Charts and diagrams as code:
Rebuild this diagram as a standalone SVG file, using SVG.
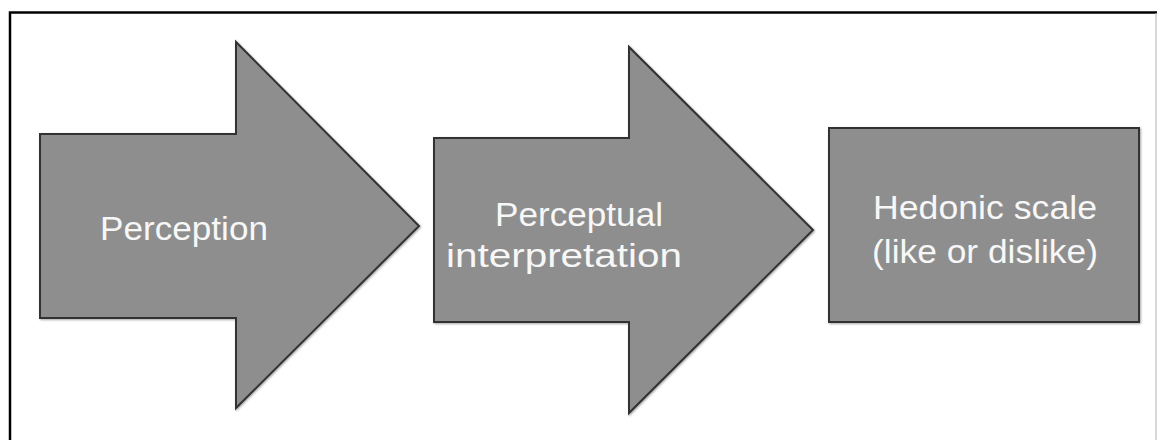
<svg xmlns="http://www.w3.org/2000/svg" width="1157" height="440" viewBox="0 0 1157 440">
  <style>
    .shape { fill: #8e8e8e; stroke: #333333; stroke-width: 2; stroke-linejoin: miter; filter: url(#soft); }
    .label { font-family: "Liberation Sans", Arial, sans-serif; font-size: 33px; fill: #f7f7f7; }
  </style>
  <defs>
    <filter id="soft" x="-5%" y="-5%" width="110%" height="110%">
      <feGaussianBlur in="SourceAlpha" stdDeviation="1.2"/>
      <feOffset dx="0.5" dy="1" result="b"/>
      <feComponentTransfer><feFuncA type="linear" slope="0.35"/></feComponentTransfer>
      <feMerge><feMergeNode/><feMergeNode in="SourceGraphic"/></feMerge>
    </filter>
  </defs>
  <rect width="1157" height="440" fill="#ffffff"/>
  <!-- frame -->
  <path d="M10 440 V12.5 H1157" fill="none" stroke="#000" stroke-width="2.5"/>
  <line x1="1156" y1="13" x2="1156" y2="440" stroke="#bdbdbd" stroke-width="1.2"/>

  <g id="perception">
    <polygon class="shape" points="40,134 236,134 236,42 419,226 236,408 236,318 40,318"/>
    <text class="label" x="100" y="240" textLength="168" lengthAdjust="spacingAndGlyphs">Perception</text>
  </g>

  <g id="perceptual-interpretation">
    <polygon class="shape" points="434,138 629,138 629,47 813,230 629,413 629,322 434,322"/>
    <text class="label" x="495" y="226" textLength="168" lengthAdjust="spacingAndGlyphs">Perceptual</text>
    <text class="label" x="446" y="267" textLength="236" lengthAdjust="spacingAndGlyphs">interpretation</text>
  </g>

  <g id="hedonic-scale">
    <rect class="shape" x="829" y="128" width="310" height="194"/>
    <text class="label" x="873" y="219" textLength="224" lengthAdjust="spacingAndGlyphs">Hedonic scale</text>
    <text class="label" x="872" y="263" textLength="226" lengthAdjust="spacingAndGlyphs">(like or dislike)</text>
  </g>

  <g id="connectors"></g>
</svg>
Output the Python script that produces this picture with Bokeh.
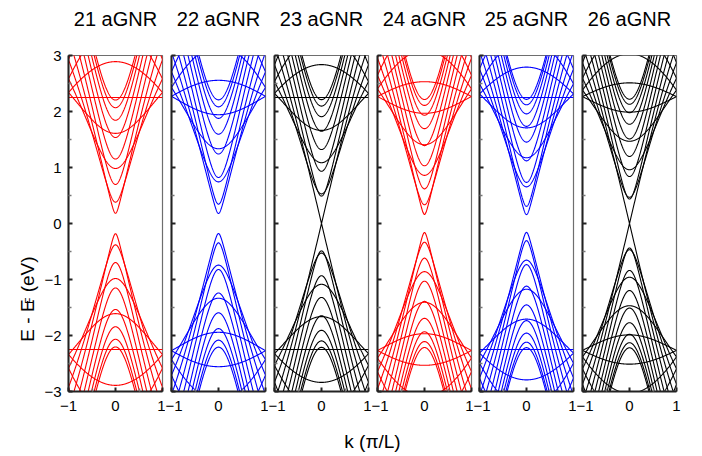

The task: Set down every record once more, word for word, without pictures.

Task response:
Rebuild this diagram as a standalone SVG file, using SVG.
<svg xmlns="http://www.w3.org/2000/svg" width="1157" height="440" viewBox="0 0 1157 440">
  <style>
    .shape { fill: #8e8e8e; stroke: #333333; stroke-width: 2; stroke-linejoin: miter; filter: url(#soft); }
    .label { font-family: "Liberation Sans", Arial, sans-serif; font-size: 33px; fill: #f7f7f7; }
  </style>
  <defs>
    <filter id="soft" x="-5%" y="-5%" width="110%" height="110%">
      <feGaussianBlur in="SourceAlpha" stdDeviation="1.2"/>
      <feOffset dx="0.5" dy="1" result="b"/>
      <feComponentTransfer><feFuncA type="linear" slope="0.35"/></feComponentTransfer>
      <feMerge><feMergeNode/><feMergeNode in="SourceGraphic"/></feMerge>
    </filter>
  </defs>
  <rect width="1157" height="440" fill="#ffffff"/>
  <!-- frame -->
  <path d="M10 440 V12.5 H1157" fill="none" stroke="#000" stroke-width="2.5"/>
  <line x1="1156" y1="13" x2="1156" y2="440" stroke="#bdbdbd" stroke-width="1.2"/>

  <g id="perception">
    <polygon class="shape" points="40,134 236,134 236,42 419,226 236,408 236,318 40,318"/>
    <text class="label" x="100" y="240" textLength="168" lengthAdjust="spacingAndGlyphs">Perception</text>
  </g>

  <g id="perceptual-interpretation">
    <polygon class="shape" points="434,138 629,138 629,47 813,230 629,413 629,322 434,322"/>
    <text class="label" x="495" y="226" textLength="168" lengthAdjust="spacingAndGlyphs">Perceptual</text>
    <text class="label" x="446" y="267" textLength="236" lengthAdjust="spacingAndGlyphs">interpretation</text>
  </g>

  <g id="hedonic-scale">
    <rect class="shape" x="829" y="128" width="310" height="194"/>
    <text class="label" x="873" y="219" textLength="224" lengthAdjust="spacingAndGlyphs">Hedonic scale</text>
    <text class="label" x="872" y="263" textLength="226" lengthAdjust="spacingAndGlyphs">(like or dislike)</text>
  </g>

  <g id="connectors"></g>
</svg>
Output the Python script that produces this picture with Bokeh.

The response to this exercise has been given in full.